What to work on: Retype all of the listing exactly, passing over any picture you find.

Data excerpt:
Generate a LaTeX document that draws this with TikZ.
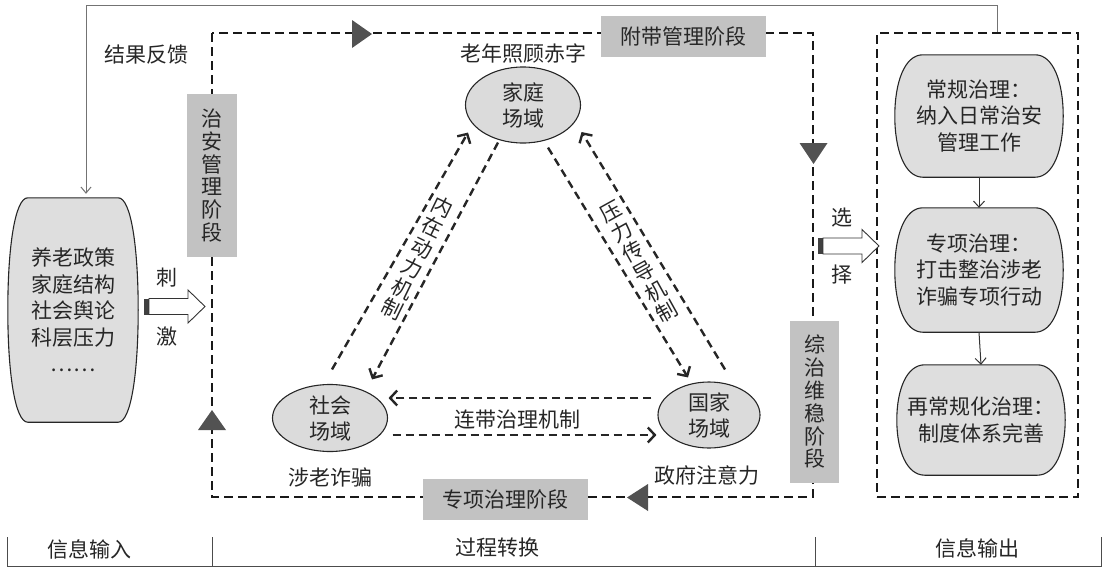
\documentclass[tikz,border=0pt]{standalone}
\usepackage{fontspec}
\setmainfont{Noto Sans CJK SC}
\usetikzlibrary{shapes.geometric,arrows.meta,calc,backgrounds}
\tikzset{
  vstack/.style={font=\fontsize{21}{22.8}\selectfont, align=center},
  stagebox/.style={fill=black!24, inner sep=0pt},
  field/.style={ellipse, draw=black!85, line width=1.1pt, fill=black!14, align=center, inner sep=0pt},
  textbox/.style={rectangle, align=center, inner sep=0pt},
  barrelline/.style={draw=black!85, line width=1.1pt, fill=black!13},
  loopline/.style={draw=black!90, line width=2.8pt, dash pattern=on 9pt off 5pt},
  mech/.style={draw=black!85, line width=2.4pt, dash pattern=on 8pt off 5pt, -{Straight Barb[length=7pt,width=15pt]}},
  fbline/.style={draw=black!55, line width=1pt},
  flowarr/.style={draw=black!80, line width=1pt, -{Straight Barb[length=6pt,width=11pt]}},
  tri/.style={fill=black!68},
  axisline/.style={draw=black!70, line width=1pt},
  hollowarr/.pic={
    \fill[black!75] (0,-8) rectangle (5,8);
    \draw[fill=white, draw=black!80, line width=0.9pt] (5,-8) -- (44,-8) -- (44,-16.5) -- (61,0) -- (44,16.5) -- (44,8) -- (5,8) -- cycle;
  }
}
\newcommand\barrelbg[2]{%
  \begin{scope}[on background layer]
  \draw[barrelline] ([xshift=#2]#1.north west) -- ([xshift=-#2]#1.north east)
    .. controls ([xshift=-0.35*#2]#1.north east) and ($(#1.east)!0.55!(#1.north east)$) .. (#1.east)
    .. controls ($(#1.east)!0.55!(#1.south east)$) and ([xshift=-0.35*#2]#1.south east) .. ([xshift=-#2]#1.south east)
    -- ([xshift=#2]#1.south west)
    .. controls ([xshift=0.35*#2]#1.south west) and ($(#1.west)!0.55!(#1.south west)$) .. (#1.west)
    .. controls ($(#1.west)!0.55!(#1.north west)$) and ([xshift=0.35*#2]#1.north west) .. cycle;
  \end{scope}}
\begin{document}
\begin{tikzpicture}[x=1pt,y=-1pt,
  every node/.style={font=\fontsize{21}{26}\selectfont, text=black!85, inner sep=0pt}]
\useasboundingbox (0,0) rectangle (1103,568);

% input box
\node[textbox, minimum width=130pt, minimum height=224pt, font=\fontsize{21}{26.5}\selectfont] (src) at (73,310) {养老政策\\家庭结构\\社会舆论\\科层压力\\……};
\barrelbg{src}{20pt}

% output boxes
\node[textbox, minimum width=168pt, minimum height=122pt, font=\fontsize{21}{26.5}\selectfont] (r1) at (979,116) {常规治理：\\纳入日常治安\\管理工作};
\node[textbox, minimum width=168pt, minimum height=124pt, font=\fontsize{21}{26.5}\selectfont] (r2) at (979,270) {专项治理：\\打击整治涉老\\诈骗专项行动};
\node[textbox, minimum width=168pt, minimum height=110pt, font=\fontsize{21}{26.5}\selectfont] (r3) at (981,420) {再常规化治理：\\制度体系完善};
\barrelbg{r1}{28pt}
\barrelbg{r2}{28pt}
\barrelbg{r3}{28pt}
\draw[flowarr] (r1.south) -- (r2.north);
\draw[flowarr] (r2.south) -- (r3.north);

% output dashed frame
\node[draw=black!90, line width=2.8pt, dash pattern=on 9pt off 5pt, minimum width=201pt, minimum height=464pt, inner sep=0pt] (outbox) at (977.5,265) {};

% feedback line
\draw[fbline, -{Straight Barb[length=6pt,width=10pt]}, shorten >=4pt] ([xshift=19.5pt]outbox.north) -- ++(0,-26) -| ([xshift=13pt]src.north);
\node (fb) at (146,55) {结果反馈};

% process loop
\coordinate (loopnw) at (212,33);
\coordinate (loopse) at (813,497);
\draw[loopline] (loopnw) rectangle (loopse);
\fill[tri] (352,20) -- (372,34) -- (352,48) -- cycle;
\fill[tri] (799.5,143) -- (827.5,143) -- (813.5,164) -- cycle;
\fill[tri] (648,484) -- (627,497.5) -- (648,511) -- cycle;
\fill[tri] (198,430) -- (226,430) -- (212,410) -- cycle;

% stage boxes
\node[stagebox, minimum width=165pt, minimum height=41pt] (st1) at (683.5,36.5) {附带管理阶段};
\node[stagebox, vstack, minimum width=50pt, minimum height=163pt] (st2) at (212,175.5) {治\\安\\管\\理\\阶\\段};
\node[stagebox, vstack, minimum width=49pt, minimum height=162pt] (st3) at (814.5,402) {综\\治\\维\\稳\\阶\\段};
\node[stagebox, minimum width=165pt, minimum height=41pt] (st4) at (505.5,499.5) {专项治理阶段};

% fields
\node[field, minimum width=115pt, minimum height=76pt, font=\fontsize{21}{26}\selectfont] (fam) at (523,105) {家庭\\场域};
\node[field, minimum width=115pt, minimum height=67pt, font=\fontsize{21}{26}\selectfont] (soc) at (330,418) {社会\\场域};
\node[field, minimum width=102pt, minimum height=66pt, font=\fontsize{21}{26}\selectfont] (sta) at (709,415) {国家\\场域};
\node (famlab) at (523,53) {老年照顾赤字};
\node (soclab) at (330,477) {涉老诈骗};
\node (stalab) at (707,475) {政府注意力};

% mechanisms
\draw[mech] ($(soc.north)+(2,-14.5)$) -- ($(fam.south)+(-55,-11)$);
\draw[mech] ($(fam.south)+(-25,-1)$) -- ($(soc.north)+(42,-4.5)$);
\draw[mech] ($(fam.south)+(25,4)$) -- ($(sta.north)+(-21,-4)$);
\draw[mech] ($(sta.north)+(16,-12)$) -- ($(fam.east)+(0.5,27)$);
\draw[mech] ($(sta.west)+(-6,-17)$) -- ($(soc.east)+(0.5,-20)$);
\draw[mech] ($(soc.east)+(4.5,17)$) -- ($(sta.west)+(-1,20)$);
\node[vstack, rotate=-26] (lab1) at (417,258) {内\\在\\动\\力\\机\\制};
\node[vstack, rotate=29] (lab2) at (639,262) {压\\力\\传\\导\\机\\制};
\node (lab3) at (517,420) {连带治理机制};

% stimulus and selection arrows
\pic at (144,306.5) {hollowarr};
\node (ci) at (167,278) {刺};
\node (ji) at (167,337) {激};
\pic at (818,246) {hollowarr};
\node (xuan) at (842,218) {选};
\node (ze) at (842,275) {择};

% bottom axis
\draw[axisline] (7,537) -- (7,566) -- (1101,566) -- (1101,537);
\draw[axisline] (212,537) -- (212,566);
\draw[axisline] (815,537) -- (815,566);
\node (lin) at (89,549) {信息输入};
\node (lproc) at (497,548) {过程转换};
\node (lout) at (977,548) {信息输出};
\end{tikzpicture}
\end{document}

Task answer:
Generate a LaTeX document that draws this with TikZ.
\documentclass[tikz,border=0pt]{standalone}
\usepackage{fontspec}
\setmainfont{Noto Sans CJK SC}
\usetikzlibrary{shapes.geometric,arrows.meta,calc,backgrounds}
\tikzset{
  vstack/.style={font=\fontsize{21}{22.8}\selectfont, align=center},
  stagebox/.style={fill=black!24, inner sep=0pt},
  field/.style={ellipse, draw=black!85, line width=1.1pt, fill=black!14, align=center, inner sep=0pt},
  textbox/.style={rectangle, align=center, inner sep=0pt},
  barrelline/.style={draw=black!85, line width=1.1pt, fill=black!13},
  loopline/.style={draw=black!90, line width=2.8pt, dash pattern=on 9pt off 5pt},
  mech/.style={draw=black!85, line width=2.4pt, dash pattern=on 8pt off 5pt, -{Straight Barb[length=7pt,width=15pt]}},
  fbline/.style={draw=black!55, line width=1pt},
  flowarr/.style={draw=black!80, line width=1pt, -{Straight Barb[length=6pt,width=11pt]}},
  tri/.style={fill=black!68},
  axisline/.style={draw=black!70, line width=1pt},
  hollowarr/.pic={
    \fill[black!75] (0,-8) rectangle (5,8);
    \draw[fill=white, draw=black!80, line width=0.9pt] (5,-8) -- (44,-8) -- (44,-16.5) -- (61,0) -- (44,16.5) -- (44,8) -- (5,8) -- cycle;
  }
}
\newcommand\barrelbg[2]{%
  \begin{scope}[on background layer]
  \draw[barrelline] ([xshift=#2]#1.north west) -- ([xshift=-#2]#1.north east)
    .. controls ([xshift=-0.35*#2]#1.north east) and ($(#1.east)!0.55!(#1.north east)$) .. (#1.east)
    .. controls ($(#1.east)!0.55!(#1.south east)$) and ([xshift=-0.35*#2]#1.south east) .. ([xshift=-#2]#1.south east)
    -- ([xshift=#2]#1.south west)
    .. controls ([xshift=0.35*#2]#1.south west) and ($(#1.west)!0.55!(#1.south west)$) .. (#1.west)
    .. controls ($(#1.west)!0.55!(#1.north west)$) and ([xshift=0.35*#2]#1.north west) .. cycle;
  \end{scope}}
\begin{document}
\begin{tikzpicture}[x=1pt,y=-1pt,
  every node/.style={font=\fontsize{21}{26}\selectfont, text=black!85, inner sep=0pt}]
\useasboundingbox (0,0) rectangle (1103,568);

% input box
\node[textbox, minimum width=130pt, minimum height=224pt, font=\fontsize{21}{26.5}\selectfont] (src) at (73,310) {养老政策\\家庭结构\\社会舆论\\科层压力\\……};
\barrelbg{src}{20pt}

% output boxes
\node[textbox, minimum width=168pt, minimum height=122pt, font=\fontsize{21}{26.5}\selectfont] (r1) at (979,116) {常规治理：\\纳入日常治安\\管理工作};
\node[textbox, minimum width=168pt, minimum height=124pt, font=\fontsize{21}{26.5}\selectfont] (r2) at (979,270) {专项治理：\\打击整治涉老\\诈骗专项行动};
\node[textbox, minimum width=168pt, minimum height=110pt, font=\fontsize{21}{26.5}\selectfont] (r3) at (981,420) {再常规化治理：\\制度体系完善};
\barrelbg{r1}{28pt}
\barrelbg{r2}{28pt}
\barrelbg{r3}{28pt}
\draw[flowarr] (r1.south) -- (r2.north);
\draw[flowarr] (r2.south) -- (r3.north);

% output dashed frame
\node[draw=black!90, line width=2.8pt, dash pattern=on 9pt off 5pt, minimum width=201pt, minimum height=464pt, inner sep=0pt] (outbox) at (977.5,265) {};

% feedback line
\draw[fbline, -{Straight Barb[length=6pt,width=10pt]}, shorten >=4pt] ([xshift=19.5pt]outbox.north) -- ++(0,-26) -| ([xshift=13pt]src.north);
\node (fb) at (146,55) {结果反馈};

% process loop
\coordinate (loopnw) at (212,33);
\coordinate (loopse) at (813,497);
\draw[loopline] (loopnw) rectangle (loopse);
\fill[tri] (352,20) -- (372,34) -- (352,48) -- cycle;
\fill[tri] (799.5,143) -- (827.5,143) -- (813.5,164) -- cycle;
\fill[tri] (648,484) -- (627,497.5) -- (648,511) -- cycle;
\fill[tri] (198,430) -- (226,430) -- (212,410) -- cycle;

% stage boxes
\node[stagebox, minimum width=165pt, minimum height=41pt] (st1) at (683.5,36.5) {附带管理阶段};
\node[stagebox, vstack, minimum width=50pt, minimum height=163pt] (st2) at (212,175.5) {治\\安\\管\\理\\阶\\段};
\node[stagebox, vstack, minimum width=49pt, minimum height=162pt] (st3) at (814.5,402) {综\\治\\维\\稳\\阶\\段};
\node[stagebox, minimum width=165pt, minimum height=41pt] (st4) at (505.5,499.5) {专项治理阶段};

% fields
\node[field, minimum width=115pt, minimum height=76pt, font=\fontsize{21}{26}\selectfont] (fam) at (523,105) {家庭\\场域};
\node[field, minimum width=115pt, minimum height=67pt, font=\fontsize{21}{26}\selectfont] (soc) at (330,418) {社会\\场域};
\node[field, minimum width=102pt, minimum height=66pt, font=\fontsize{21}{26}\selectfont] (sta) at (709,415) {国家\\场域};
\node (famlab) at (523,53) {老年照顾赤字};
\node (soclab) at (330,477) {涉老诈骗};
\node (stalab) at (707,475) {政府注意力};

% mechanisms
\draw[mech] ($(soc.north)+(2,-14.5)$) -- ($(fam.south)+(-55,-11)$);
\draw[mech] ($(fam.south)+(-25,-1)$) -- ($(soc.north)+(42,-4.5)$);
\draw[mech] ($(fam.south)+(25,4)$) -- ($(sta.north)+(-21,-4)$);
\draw[mech] ($(sta.north)+(16,-12)$) -- ($(fam.east)+(0.5,27)$);
\draw[mech] ($(sta.west)+(-6,-17)$) -- ($(soc.east)+(0.5,-20)$);
\draw[mech] ($(soc.east)+(4.5,17)$) -- ($(sta.west)+(-1,20)$);
\node[vstack, rotate=-26] (lab1) at (417,258) {内\\在\\动\\力\\机\\制};
\node[vstack, rotate=29] (lab2) at (639,262) {压\\力\\传\\导\\机\\制};
\node (lab3) at (517,420) {连带治理机制};

% stimulus and selection arrows
\pic at (144,306.5) {hollowarr};
\node (ci) at (167,278) {刺};
\node (ji) at (167,337) {激};
\pic at (818,246) {hollowarr};
\node (xuan) at (842,218) {选};
\node (ze) at (842,275) {择};

% bottom axis
\draw[axisline] (7,537) -- (7,566) -- (1101,566) -- (1101,537);
\draw[axisline] (212,537) -- (212,566);
\draw[axisline] (815,537) -- (815,566);
\node (lin) at (89,549) {信息输入};
\node (lproc) at (497,548) {过程转换};
\node (lout) at (977,548) {信息输出};
\end{tikzpicture}
\end{document}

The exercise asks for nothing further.